Algunas, como las enanas rojas, viven para siempre: podrían tener como máximo la edad del universo. Otras como las enanas marrones no se llegan a cocinar del todo, no tienen suficiente masa. Y entre las que han cambiado y cambian muy rápido están las gigantes y las supergigantes rojas. Los astrofísicos somos muy de llamar a las cosas por su aspecto.
Creemos que casi todas tienen planetas, aunque esperamos, por muchas razones, que algunas tengan más que otras. La mayoría, y esto es de lo más sorprendente, no están solas. Nacen en parejas, o en tríos, y se mantienen así hasta que una de ellas, la más masiva, se come a la otra o explota destruyendo a su compañera o, si sobrevive, la lanza a viajar por la galaxia a toda velocidad.
La mayoría de las estrellas tienen planetas, no están solas.
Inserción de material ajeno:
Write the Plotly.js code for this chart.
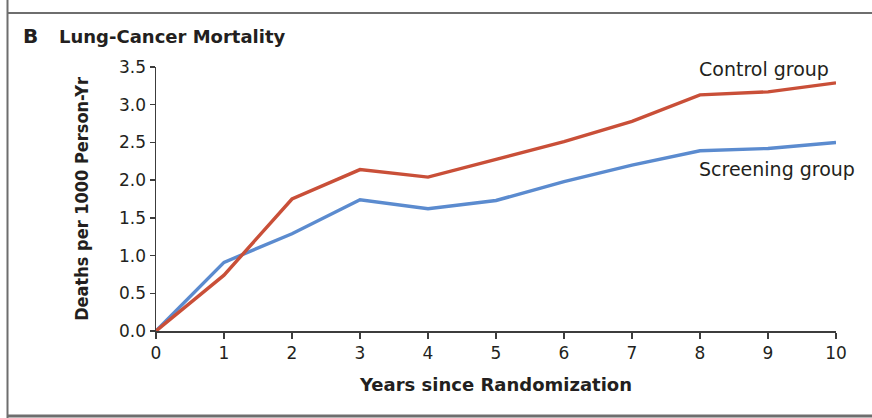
<!DOCTYPE html>
<html>
<head>
<meta charset="utf-8">
<script src="https://cdn.plot.ly/plotly-3.0.1.min.js"></script>
<style>html,body{margin:0;padding:0;background:#fff;}#chart{width:872px;height:418px;}</style>
</head>
<body>
<div id="chart"></div>
<script>
// Data
const years = [0, 1, 2, 3, 4, 5, 6, 7, 8, 9, 10];
const controlGroup = [0, 0.74, 1.75, 2.14, 2.04, 2.28, 2.51, 2.78, 3.13, 3.17, 3.29];
const screeningGroup = [0, 0.91, 1.29, 1.74, 1.62, 1.73, 1.98, 2.20, 2.39, 2.42, 2.50];
const xTicks = [0, 1, 2, 3, 4, 5, 6, 7, 8, 9, 10];
const yTicks = [0, 0.5, 1.0, 1.5, 2.0, 2.5, 3.0, 3.5];
const yTickText = ['0.0', '0.5', '1.0', '1.5', '2.0', '2.5', '3.0', '3.5'];

const RED = '#c94f38';
const BLUE = '#5b8bcf';
const TXT = '#231f20';
const AX = '#3c3c3c';
const FRAME = '#6e6e6e';

const traces = [
  {x: years, y: screeningGroup, type: 'scatter', mode: 'lines', name: 'Screening group',
   line: {color: BLUE, width: 3.4}, hoverinfo: 'skip'},
  {x: years, y: controlGroup, type: 'scatter', mode: 'lines', name: 'Control group',
   line: {color: RED, width: 3.4}, hoverinfo: 'skip'}
];

const layout = {
  width: 872, height: 418,
  margin: {l: 156, r: 36, t: 67, b: 87},
  paper_bgcolor: '#fff', plot_bgcolor: '#fff',
  showlegend: false,
  font: {family: 'DejaVu Sans, sans-serif', color: TXT},
  xaxis: {
    range: [0, 10], tickvals: xTicks, ticktext: xTicks.map(String),
    showgrid: false, zeroline: false, showline: true, linecolor: AX, linewidth: 1.5,
    ticks: 'outside', ticklen: 6, tickwidth: 1.5, tickcolor: AX,
    tickfont: {size: 17, color: TXT},
    title: {text: 'Years since Randomization', font: {size: 18, color: TXT, family: 'DejaVu Sans, sans-serif', weight: 'bold'}, standoff: 16},
    fixedrange: true
  },
  yaxis: {
    range: [0, 3.5], tickvals: yTicks, ticktext: yTickText,
    showgrid: false, zeroline: false, showline: true, linecolor: AX, linewidth: 1.5,
    ticks: 'outside', ticklen: 5, tickwidth: 1.5, tickcolor: AX,
    tickfont: {size: 17, color: TXT},
    title: {text: 'Deaths per 1000 Person-Yr', font: {size: 18, color: TXT, family: 'DejaVu Sans Condensed, DejaVu Sans, sans-serif', weight: 'bold'}, standoff: 26},
    fixedrange: true
  },
  annotations: [
    {xref: 'paper', yref: 'paper', x: (21 - 156) / 680, y: (331 - 36) / 264, xanchor: 'left', yanchor: 'middle',
     text: '<b>B</b>', showarrow: false, font: {size: 20, color: TXT}},
    {xref: 'paper', yref: 'paper', x: (57 - 156) / 680, y: (331 - 36) / 264, xanchor: 'left', yanchor: 'middle',
     text: '<b>Lung-Cancer Mortality</b>', showarrow: false, font: {size: 18, color: TXT}},
    {xref: 'x', yref: 'y', x: 7.95, y: 3.48, xanchor: 'left', yanchor: 'middle',
     text: 'Control group', showarrow: false, font: {size: 19, color: TXT}},
    {xref: 'x', yref: 'y', x: 7.95, y: 2.15, xanchor: 'left', yanchor: 'middle',
     text: 'Screening group', showarrow: false, font: {size: 19, color: TXT}}
  ],
  shapes: [
    {type: 'line', xref: 'paper', yref: 'paper', x0: (7.5 - 156) / 680, x1: (7.5 - 156) / 680, y0: (331 - 0) / 264, y1: (331 - 418) / 264,
     line: {color: FRAME, width: 2}},
    {type: 'line', xref: 'paper', yref: 'paper', x0: (7.5 - 156) / 680, x1: (872 - 156) / 680, y0: (331 - 13) / 264, y1: (331 - 13) / 264,
     line: {color: FRAME, width: 2}},
    {type: 'line', xref: 'paper', yref: 'paper', x0: (7.5 - 156) / 680, x1: (872 - 156) / 680, y0: (331 - 416) / 264, y1: (331 - 416) / 264,
     line: {color: FRAME, width: 3}}
  ]
};

Plotly.newPlot('chart', traces, layout, {displayModeBar: false, staticPlot: true});
</script>
</body>
</html>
Nacen en parejas y se mantienen así hasta que la más masiva se come a la otra o explota destruyendo a su compañera
Las hay que devuelven despacio lo que han construido en sus entrañas. Todo para llenar estrellas de la edad del Sol de ese 1% de material del que también estamos hechos nosotros. El infinito de lo grande y lo pequeño está escrito en cada uno de esos diminutos faros. Hay muchas, más de las que puedas contar y nos han sido útiles siempre precisamente para eso. Contamos para imaginar el infinito.
Hemos osado escribir con ellas incluso historias humanas tejiéndoles formas a sus constelaciones. Si Homero pudo llegar a Ítaca fue porque mantuvo el Oso, la osa mayor, a su izquierda y si Penélope aguantó la espera es porque supo manejar el tiempo. La profesión más antigua de la humanidad, no nos engañemos, es la que ha usado las estrellas para hacer relojes, calendarios y brújulas.
En las estrellas leemos el pasado y el futuro, no el humano, sino el de absolutamente todo. Eso sí está escrito en ellas, aunque todavía no nos lo han contado todo. No han dicho su última palabra. Espero que, antes de morir asfixiados en nuestros propios gases, nos permitan entender, al menos, qué son la materia y la energía oscuras.